According to the Tax Foundation, thanks to this tax break every other New England state is in the top 12 for having citizens who get the greatest part of their adjusted gross income deducted.

Connecticut is 3rd, Rhode Island 7th and Massachusetts 8th. New Hampshire is 27th and at 4.3 percent, below the national median of 4.5 percent.

Gottlob said New Hampshire would be much lower than that, but nearly 100,000 — or one in about every seven tax returns — is paid by a family that claims the deduction for state income taxes.

This is because those families earn their wages in Massachusetts, Maine, Vermont or from some other telecommuting state with an income tax. Gottlob said these families would not see the same benefit under the Trump plan as those working in New Hampshire.

“Along with the loss of the property tax deduction they don’t get as much benefit and are pretty much in the same boat as those living in higher-tax states,” Gottlob said.

Talking points

The talking points on the Trump tax plan dominate the headlines at this early stage of the debate.

“The proposal floated by President Trump and Congressional Republicans is not tax reform, it’s a huge tax cut for the Trump family and other wealthy people and big corporations, precisely the groups that need it the least.

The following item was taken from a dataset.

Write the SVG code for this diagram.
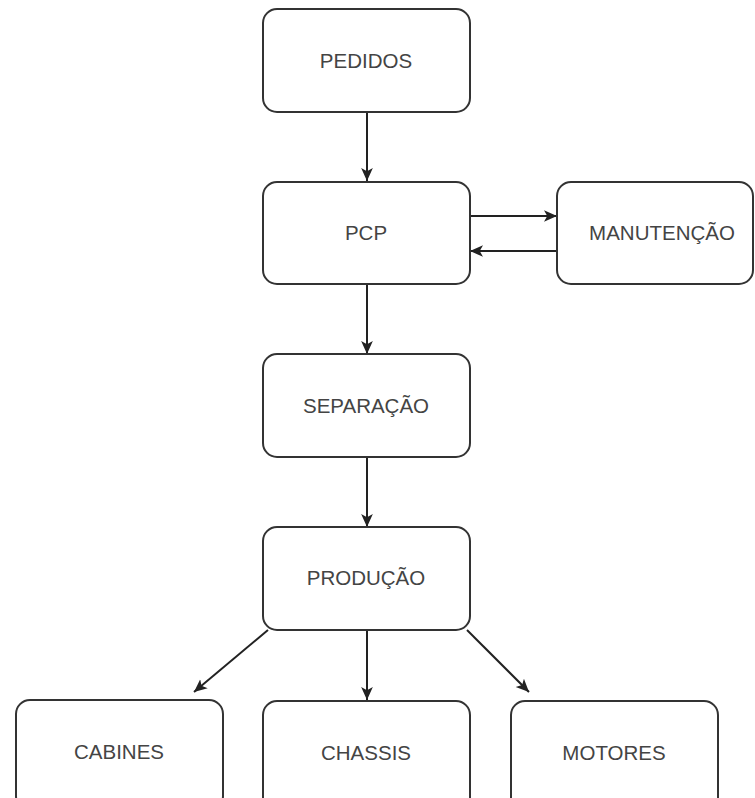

This windfall for the wealthy will be paid for by cuts to the very programs that give a boost to seniors, children, and people with disabilities,” said Zandra Rice Hawkins, executive director with Granite State Progress, a liberal interest group.

State Rep. Al Baldasaro, R-Londonderry, said the President should not try to win the argument with his political enemies. “Many Democrats will not support the tax plan because they believe in redistribution and like spending other people’s money. This tax plan will help the economy, it gives people back some of their money to spend and helps the growth of business investments and more jobs,” Baldasaro said.